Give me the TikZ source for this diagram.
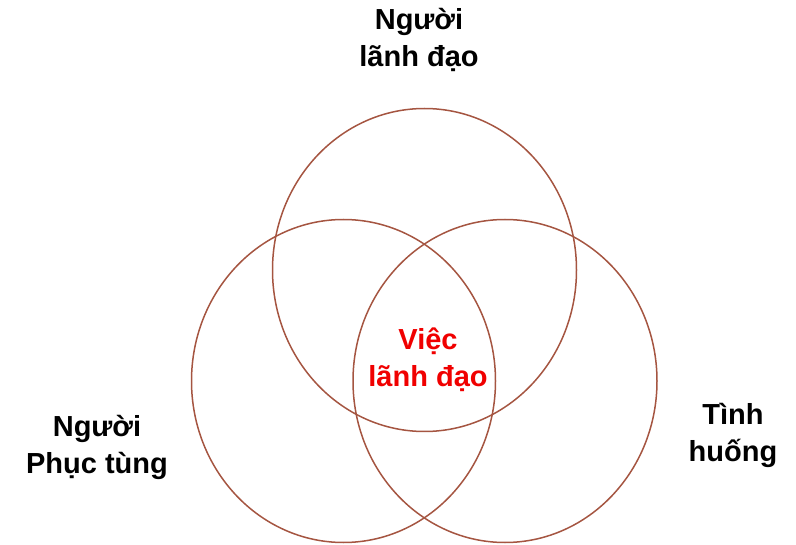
\documentclass[tikz,border=0pt]{standalone}
\usepackage{fontspec}
\setmainfont{Liberation Sans}
\definecolor{ringc}{RGB}{165,85,65}
\definecolor{redtxt}{RGB}{240,0,0}
\begin{document}
\begin{tikzpicture}[x=1pt,y=-1pt,
  ring/.style={draw=ringc, line width=1.5pt},
  lab/.style={font=\fontsize{29}{37}\selectfont\bfseries, align=center, text=black, inner sep=0pt}]
\useasboundingbox (0,0) rectangle (796,545);
\draw[ring] (424.5,270) ellipse [x radius=152, y radius=161.5];
\draw[ring] (343.5,381) ellipse [x radius=152, y radius=161.5];
\draw[ring] (505,381) ellipse [x radius=152, y radius=161.5];
\node[lab] (leader) at (419,40) {Người\\lãnh đạo};
\node[lab] (follower) at (97,447) {Người\\Phục tùng};
\node[lab] (situation) at (733,435) {Tình\\huống};
\node[lab, text=redtxt] (leading) at (428,360) {Việc\\lãnh đạo};
\end{tikzpicture}
\end{document}
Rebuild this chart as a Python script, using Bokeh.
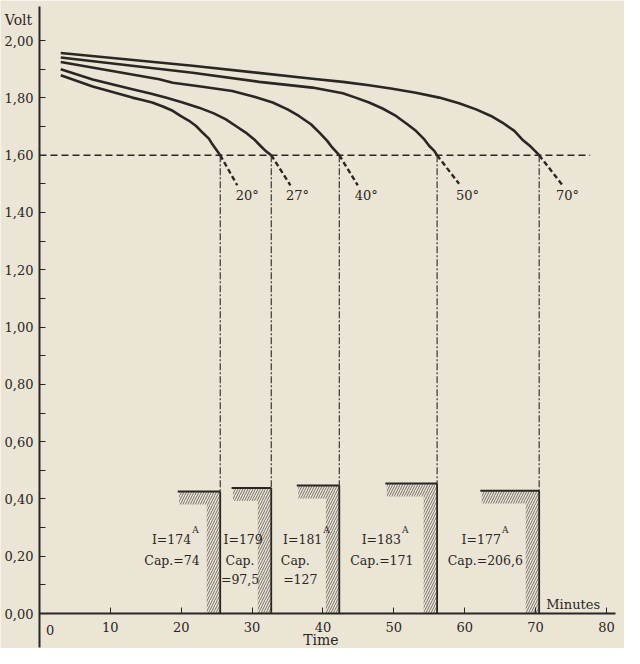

**Exercise aim**: How many of the lines above contain the string "this"? Give the number only.

**Result of the exercise**: 2